1. How do I file a formal complaint against my bank?

Contact the bank first and document the conversation, then identify your bank’s regulator (CFPB, FDIC, OCC, or Federal Reserve) using a tool like the FFIEC lookup, and submit a written complaint online with account details and supporting documents.

2. Who regulates my bank?

It depends on the bank’s charter: national banks and federal savings associations are regulated by the OCC, state-chartered Fed members by the Federal Reserve, other state banks by the FDIC, and credit unions by the NCUA. The CFPB also handles complaints for large institutions.

3. How long does a bank have to respond to a complaint?

Through the CFPB, companies generally respond within 15 calendar days, with up to 60 days allowed for a final response in more complex cases. FDIC complaints are acknowledged within 14 days.

4. Does filing a CFPB complaint actually do anything?

Yes, though it can’t force a refund. It creates direct pressure on the company to respond and feeds into CFPB enforcement data used to spot patterns of harm across the industry.

5. What should I include in a bank complaint letter?

Your account number, a clear timeline of what happened, copies of statements or correspondence, notes from prior contact with the bank, and a specific requested outcome, such as a refund or written correction.

6. Can I sue my bank in small claims court?

Yes, for disputes within your state’s small claims limit, this is often faster than waiting on a regulatory complaint if you specifically need money returned.

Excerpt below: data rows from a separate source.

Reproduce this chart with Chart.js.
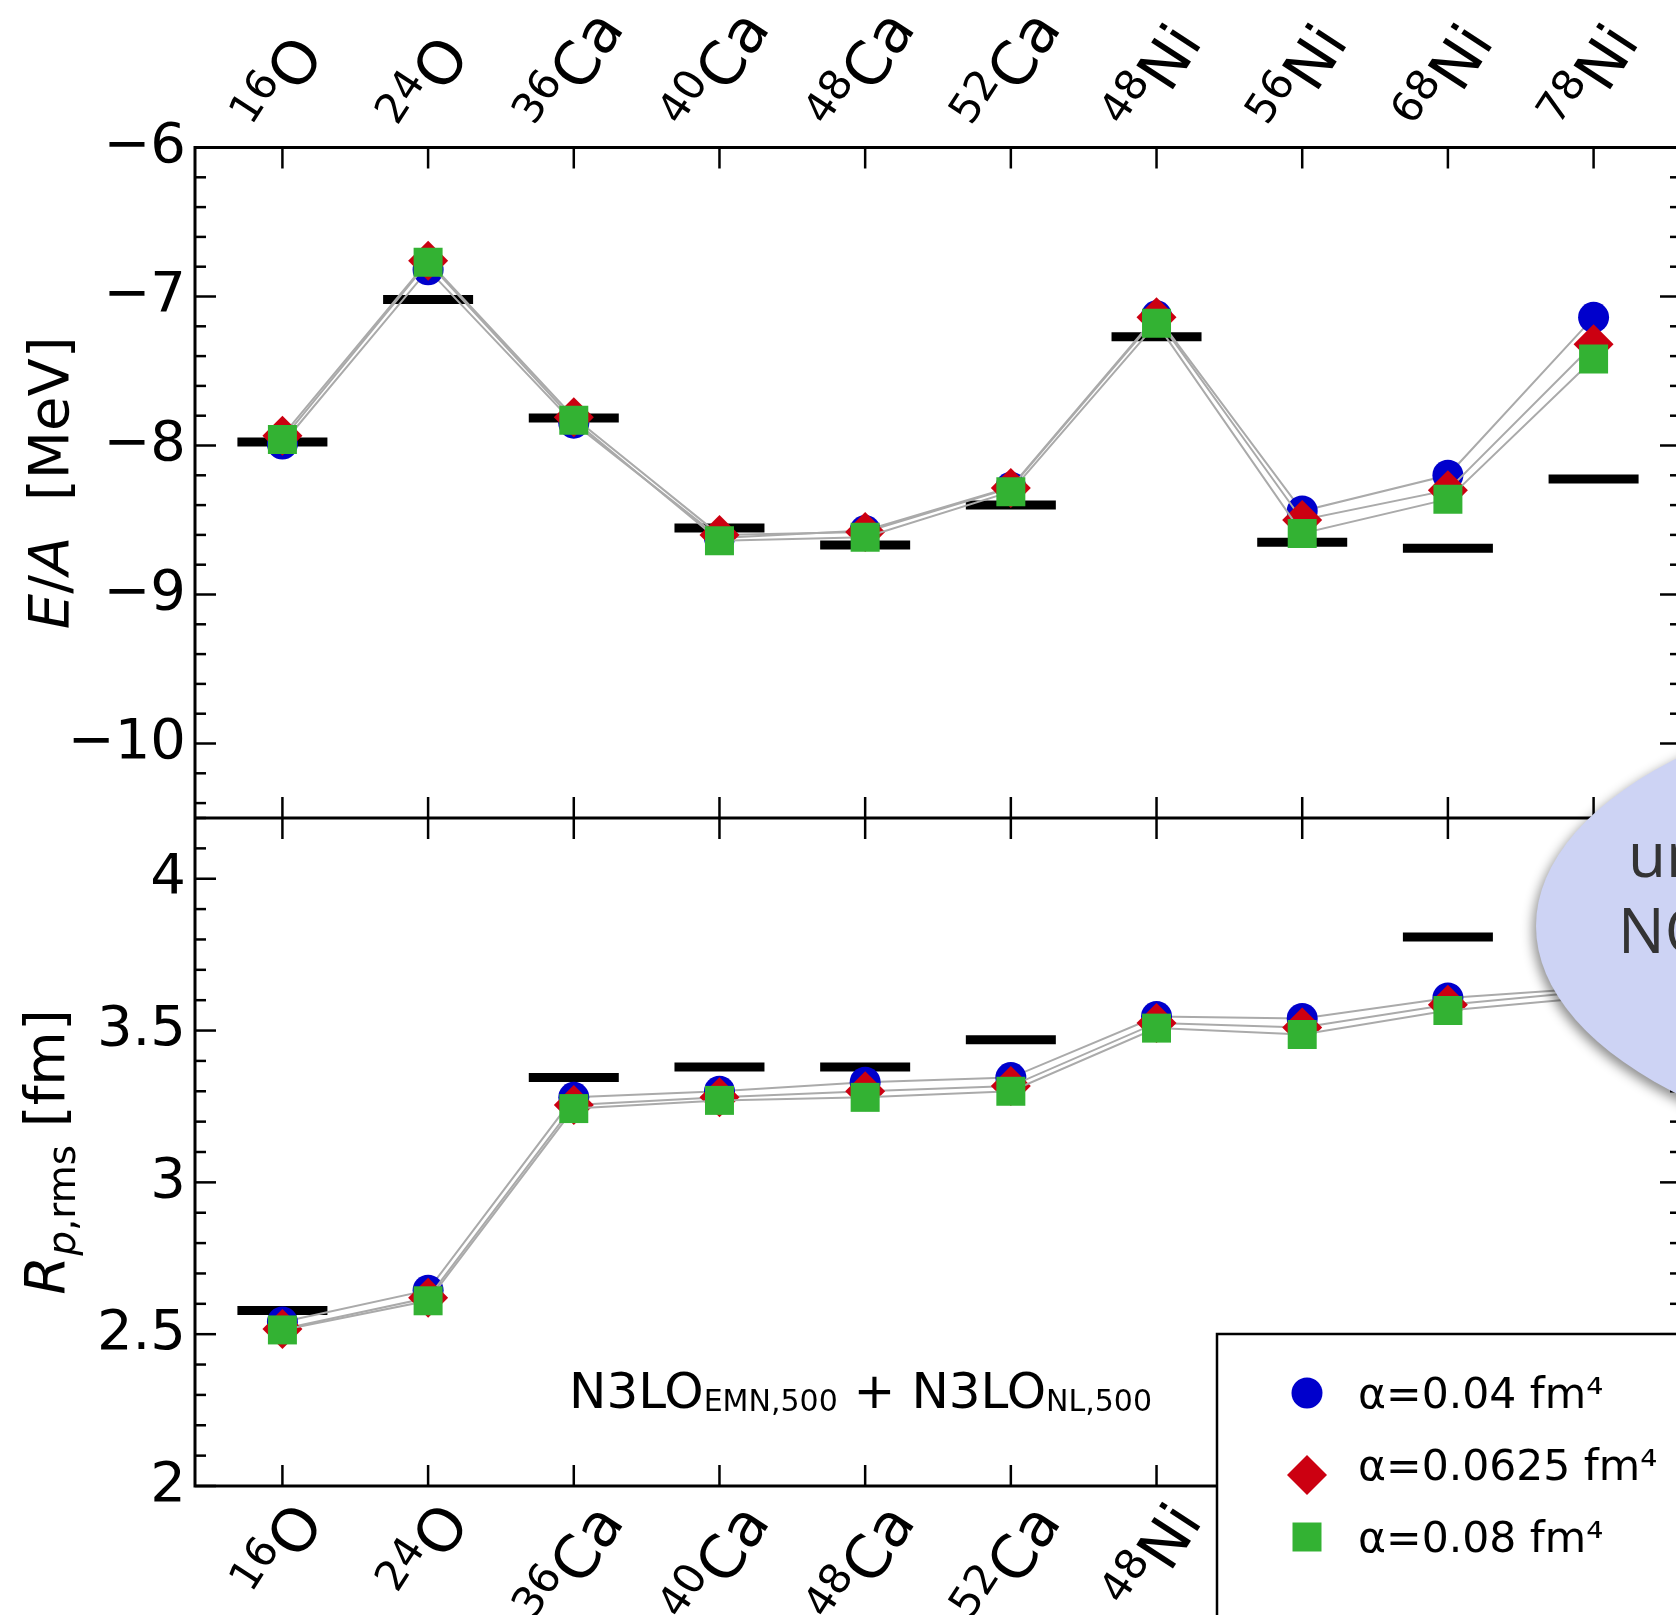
<!DOCTYPE html>
<html>
<head>
<meta charset="utf-8">
<script src="https://cdn.jsdelivr.net/npm/chart.js@4.4.1/dist/chart.umd.min.js"></script>
<style>
  html, body { margin: 0; padding: 0; background: #fff; overflow: hidden; }
  #wrap { position: relative; width: 1676px; height: 1615px; overflow: hidden; }
  #chart { position: absolute; left: 0; top: 0; }
</style>
</head>
<body>
<div id="wrap"><canvas id="chart" width="1800" height="1615"></canvas></div>
<script>
// nuclei along the x axis
const massNumbers = ["16", "24", "36", "40", "48", "52", "48", "56", "68", "78"];
const elements = ["O", "O", "Ca", "Ca", "Ca", "Ca", "Ni", "Ni", "Ni", "Ni"];

// E/A [MeV]
const energyExp = [-7.976, -7.02, -7.816, -8.553, -8.668, -8.40, -7.27, -8.65, -8.69, -8.225];
const energyA004 = [-7.99, -6.82, -7.85, -8.62, -8.57, -8.28, -7.13, -8.44, -8.20, -7.14];
const energyA0625 = [-7.935, -6.76, -7.81, -8.60, -8.58, -8.285, -7.14, -8.50, -8.30, -7.32];
const energyA008 = [-7.96, -6.77, -7.83, -8.64, -8.615, -8.31, -7.18, -8.59, -8.36, -7.42];

// R_p,rms [fm]
const radiusExp = [2.578, null, 3.345, 3.38, 3.38, 3.47, null, null, 3.808, null];
const radiusA004 = [2.54, 2.645, 3.28, 3.30, 3.33, 3.345, 3.546, 3.54, 3.607, 3.64];
const radiusA0625 = [2.517, 2.62, 3.255, 3.28, 3.30, 3.317, 3.525, 3.51, 3.585, 3.63];
const radiusA008 = [2.514, 2.61, 3.243, 3.27, 3.28, 3.30, 3.508, 3.487, 3.566, 3.61];

const seriesLabels = ["α=0.04 fm⁴", "α=0.0625 fm⁴", "α=0.08 fm⁴"];
const energyTicks = [-10, -9, -8, -7, -6];
const radiusTicks = [2, 2.5, 3, 3.5, 4];

const FONT = "DejaVu Sans";
const MAJOR = 21, MINOR = 11;
const LABEL_ANGLE = 57 * Math.PI / 180;
const colors = ["#0000cc", "#cc0011", "#33b233"];
const styles = ["circle", "rectRot", "rect"];
const radii = [15.5, 20, 20.5];

function toPoints(values) {
    return values.map((v, i) => ({ x: i, y: v }));
}

function expSet(values, axis) {
    return {
        data: toPoints(values),
        yAxisID: axis,
        showLine: false,
        pointStyle: "line",
        pointRadius: 45,
        pointHoverRadius: 45,
        pointBorderWidth: 9,
        pointHoverBorderWidth: 9,
        pointBorderColor: "#000",
        order: 10,
    };
}

function modelSet(k, values, axis, inLegend) {
    return {
        label: seriesLabels[k],
        data: toPoints(values),
        yAxisID: axis,
        showLine: true,
        borderColor: "#aaaaaa",
        borderWidth: 2,
        pointStyle: styles[k],
        pointRadius: radii[k],
        pointHoverRadius: radii[k],
        pointBackgroundColor: colors[k],
        pointBorderColor: colors[k],
        pointBorderWidth: 0,
        pointHoverBorderWidth: 0,
        order: 3 - k,
        inLegend: inLegend,
    };
}

function fmt(v) {
    return v < 0 ? "\u2212" + Math.abs(v) : String(v);
}

function yAxis(min, max, ticks, weight) {
    return {
        type: "linear",
        position: "left",
        stack: "panels",
        stackWeight: weight,
        min: min,
        max: max,
        afterBuildTicks: (s) => { s.ticks = ticks.map(v => ({ value: v })); },
        afterFit: (s) => { s.width = 195; },
        grid: { display: false, drawTicks: false, tickLength: 0 },
        border: { display: false },
        ticks: {
            padding: 9,
            color: "#000",
            font: { family: FONT, size: 56 },
            callback: (v) => fmt(v),
        },
    };
}

// draw a run of text pieces with different fonts along one baseline
function drawRich(ctx, parts, x, y, rotation, align) {
    let total = 0;
    parts.forEach(p => { ctx.font = p.font; p.w = ctx.measureText(p.text).width; total += p.w; });
    ctx.save();
    ctx.translate(x, y);
    ctx.rotate(rotation);
    ctx.textBaseline = "alphabetic";
    ctx.textAlign = "left";
    let cx = align === "center" ? -total / 2 : 0;
    parts.forEach(p => {
        ctx.font = p.font;
        ctx.fillStyle = p.color || "#000";
        ctx.fillText(p.text, cx, p.dy || 0);
        cx += p.w;
    });
    ctx.restore();
}

// rotated "mass number + symbol" label, ink box centred on the tick
function drawNucleus(ctx, i, px, edgeY, above) {
    const supSize = 42, symSize = 60, raise = 23;
    const supFont = supSize + "px " + FONT, symFont = symSize + "px " + FONT;
    ctx.font = supFont;
    const ws = ctx.measureText(massNumbers[i]).width;
    ctx.font = symFont;
    const wm = ctx.measureText(elements[i]).width;
    const c = Math.cos(LABEL_ANGLE), s = Math.sin(LABEL_ANGLE);
    const boxes = [
        [0, ws, raise, raise + 0.73 * supSize],
        [ws, ws + wm, 0, 0.73 * symSize],
    ];
    let minX = Infinity, maxX = -Infinity, minY = Infinity, maxY = -Infinity;
    boxes.forEach(([u0, u1, v0, v1]) => {
        [[u0, v0], [u1, v0], [u0, v1], [u1, v1]].forEach(([u, v]) => {
            const sx = u * c - v * s, sy = -u * s - v * c;
            minX = Math.min(minX, sx); maxX = Math.max(maxX, sx);
            minY = Math.min(minY, sy); maxY = Math.max(maxY, sy);
        });
    });
    const ox = px - 7 - (minX + maxX) / 2;
    const oy = above ? edgeY - 21 - maxY : edgeY + 12 - minY;
    drawRich(ctx, [
        { text: massNumbers[i], font: supFont, dy: -raise },
        { text: elements[i], font: symFont },
    ], ox, oy, -LABEL_ANGLE, "left");
}

const framePlugin = {
    id: "frame",
    afterDatasetsDraw(chart) {
        const ctx = chart.ctx;
        const xs = chart.scales.x, yE = chart.scales.yE, yR = chart.scales.yR;
        const left = chart.chartArea.left, right = chart.chartArea.right;
        const mid = yE.bottom;
        ctx.save();
        ctx.strokeStyle = "#000";
        ctx.lineCap = "butt";
        ctx.lineWidth = 2.5;
        const seg = (x1, y1, x2, y2) => { ctx.beginPath(); ctx.moveTo(x1, y1); ctx.lineTo(x2, y2); ctx.stroke(); };

        massNumbers.forEach((m, i) => {
            const px = xs.getPixelForValue(i);
            seg(px, yE.top, px, yE.top + MAJOR);
            seg(px, mid - MAJOR, px, mid + MAJOR);
            seg(px, yR.bottom, px, yR.bottom - MAJOR);
        });

        [[yE, energyTicks, 0.2], [yR, radiusTicks, 0.1]].forEach(([s, majors, step]) => {
            const k0 = Math.ceil(s.min / step - 1e-6), k1 = Math.floor(s.max / step + 1e-6);
            for (let k = k0; k <= k1; k++) {
                const v = k * step;
                const len = majors.some(m => Math.abs(m - v) < 1e-6) ? MAJOR : MINOR;
                const py = s.getPixelForValue(v);
                seg(left, py, left + len, py);
                seg(right, py, right - len, py);
            }
        });

        ctx.lineWidth = 3;
        ctx.strokeRect(left, yE.top, right - left, yR.bottom - yE.top);
        seg(left, mid, right, mid);
        ctx.restore();
    },
    afterDraw(chart) {
        const ctx = chart.ctx;
        const xs = chart.scales.x, yE = chart.scales.yE, yR = chart.scales.yR;

        // nucleus labels, top and bottom
        massNumbers.forEach((m, i) => {
            const px = xs.getPixelForValue(i);
            drawNucleus(ctx, i, px, yE.top, true);
            drawNucleus(ctx, i, px, yR.bottom, false);
        });

        // axis titles
        const reg = "56px " + FONT, ita = "italic 56px " + FONT;
        drawRich(ctx, [
            { text: "E", font: ita }, { text: "/", font: reg }, { text: "A", font: ita },
            { text: "  [MeV]", font: reg },
        ], 68, (yE.top + yE.bottom) / 2, -Math.PI / 2, "center");
        drawRich(ctx, [
            { text: "R", font: ita },
            { text: "p", font: "italic 39px " + FONT, dy: 11 },
            { text: ",rms", font: "39px " + FONT, dy: 11 },
            { text: " [fm]", font: reg },
        ], 64, (yR.top + yR.bottom) / 2, -Math.PI / 2, "center");

        // interaction note
        const big = "50px " + FONT, small = "30px " + FONT;
        drawRich(ctx, [
            { text: "N3LO", font: big }, { text: "EMN,500", font: small, dy: 3 },
            { text: " + N3LO", font: big }, { text: "NL,500", font: small, dy: 3 },
        ], 569, 1408, 0, "left");

        // speech bubble on the right
        ctx.save();
        ctx.shadowColor = "rgba(0,0,0,0.45)";
        ctx.shadowBlur = 12;
        ctx.shadowOffsetX = -3;
        ctx.shadowOffsetY = 5;
        ctx.fillStyle = "#cdd3f4";
        ctx.beginPath();
        ctx.ellipse(2056, 926, 520, 245, 0, 0, Math.PI * 2);
        ctx.fill();
        ctx.restore();
        drawRich(ctx, [{ text: "un", font: "62px 'Open Sans'", color: "#333" }], 1628, 877, 0, "left");
        drawRich(ctx, [{ text: "NO", font: "62px 'Open Sans'", color: "#333" }], 1618, 953, 0, "left");

        // legend
        ctx.save();
        ctx.fillStyle = "#fff";
        ctx.fillRect(1217, 1334, 700, 400);
        ctx.strokeStyle = "#000";
        ctx.lineWidth = 2.5;
        ctx.strokeRect(1217, 1334, 700, 400);
        const markerY = [1393, 1475, 1537], textY = [1408, 1480, 1552];
        chart.data.datasets.filter(d => d.inLegend).forEach((d, k) => {
            ctx.fillStyle = d.pointBackgroundColor;
            Chart.helpers.drawPoint(ctx, { pointStyle: d.pointStyle, radius: d.pointRadius, rotation: 0, borderWidth: 0 }, 1307, markerY[k]);
            ctx.fillStyle = "#000";
            ctx.font = "42.5px " + FONT;
            ctx.textBaseline = "alphabetic";
            ctx.textAlign = "left";
            ctx.fillText(d.label, 1358, textY[k]);
        });
        ctx.restore();
    },
};

new Chart(document.getElementById("chart"), {
    type: "scatter",
    data: {
        datasets: [
            expSet(energyExp, "yE"),
            modelSet(0, energyA004, "yE", true),
            modelSet(1, energyA0625, "yE", true),
            modelSet(2, energyA008, "yE", true),
            expSet(radiusExp, "yR"),
            modelSet(0, radiusA004, "yR", false),
            modelSet(1, radiusA0625, "yR", false),
            modelSet(2, radiusA008, "yR", false),
        ],
    },
    options: {
        responsive: false,
        animation: false,
        devicePixelRatio: 1,
        events: [],
        layout: { padding: { left: 0, top: 147.5, right: 119, bottom: 129 } },
        plugins: { legend: { display: false }, tooltip: { enabled: false } },
        scales: {
            x: { type: "linear", min: -0.6, max: 9.6, display: false },
            yR: yAxis(2, 4.2, radiusTicks, 668),
            yE: yAxis(-10.5, -6, energyTicks, 670.5),
        },
    },
    plugins: [framePlugin],
});
</script>
</body>
</html>
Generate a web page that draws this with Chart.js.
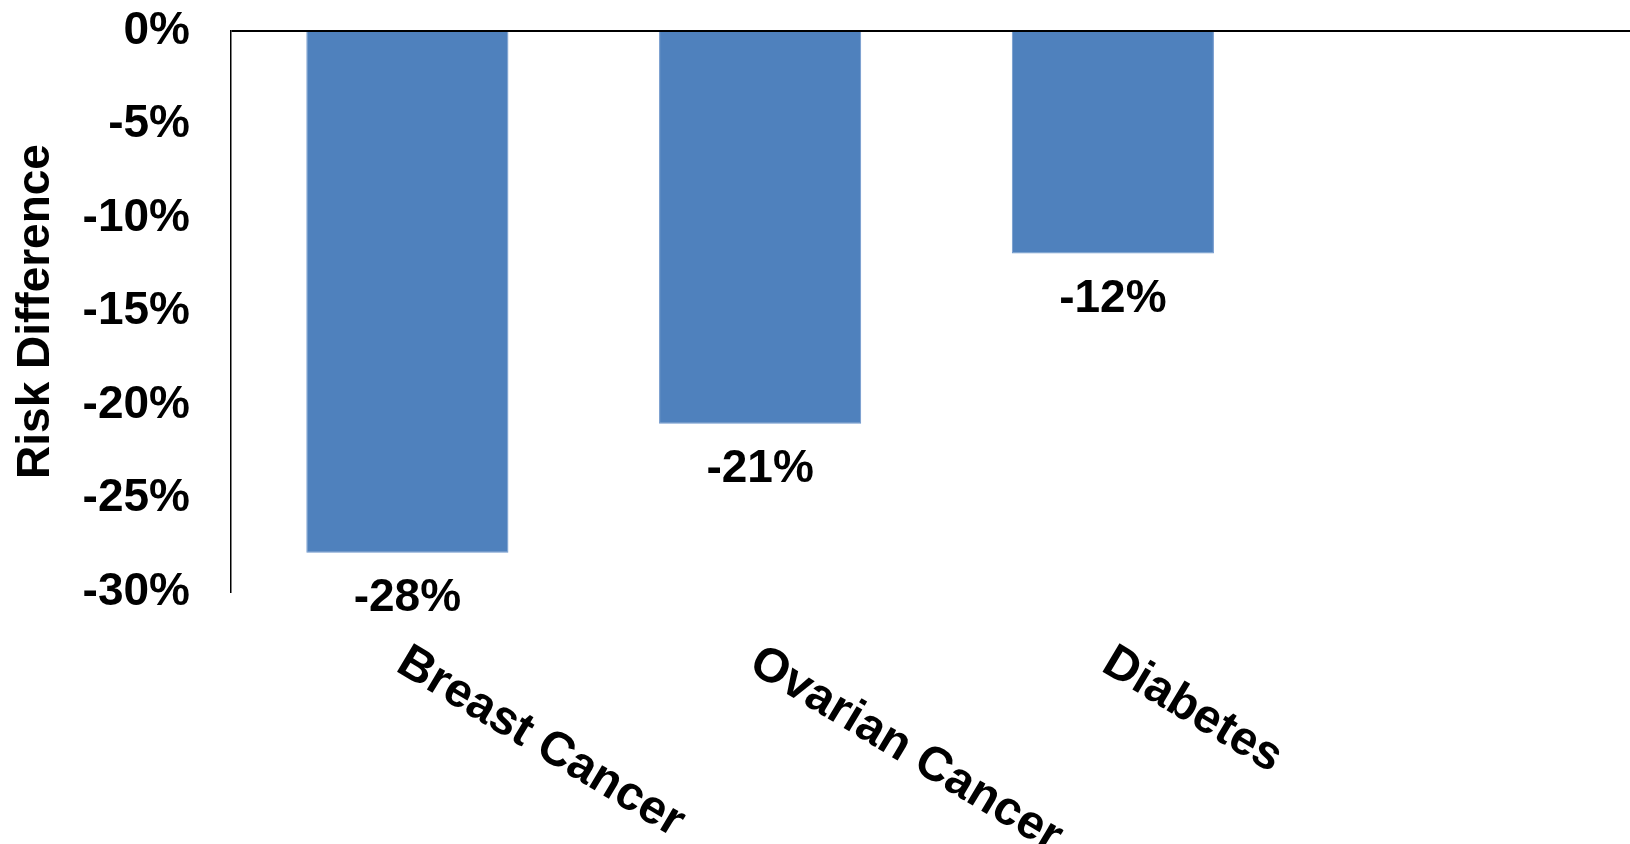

7. Will filing a complaint hurt my relationship with my bank?

Filing a complaint is a standard consumer protection process and doesn’t legally affect your account standing, though it’s still worth trying direct resolution with the bank first.

8. What happens to my complaint after I submit it to the CFPB?

It’s reviewed for completeness, sent to the company’s secure portal, and the company responds directly to you. Eligible complaints are later published in the public Consumer Complaint Database with personal details removed.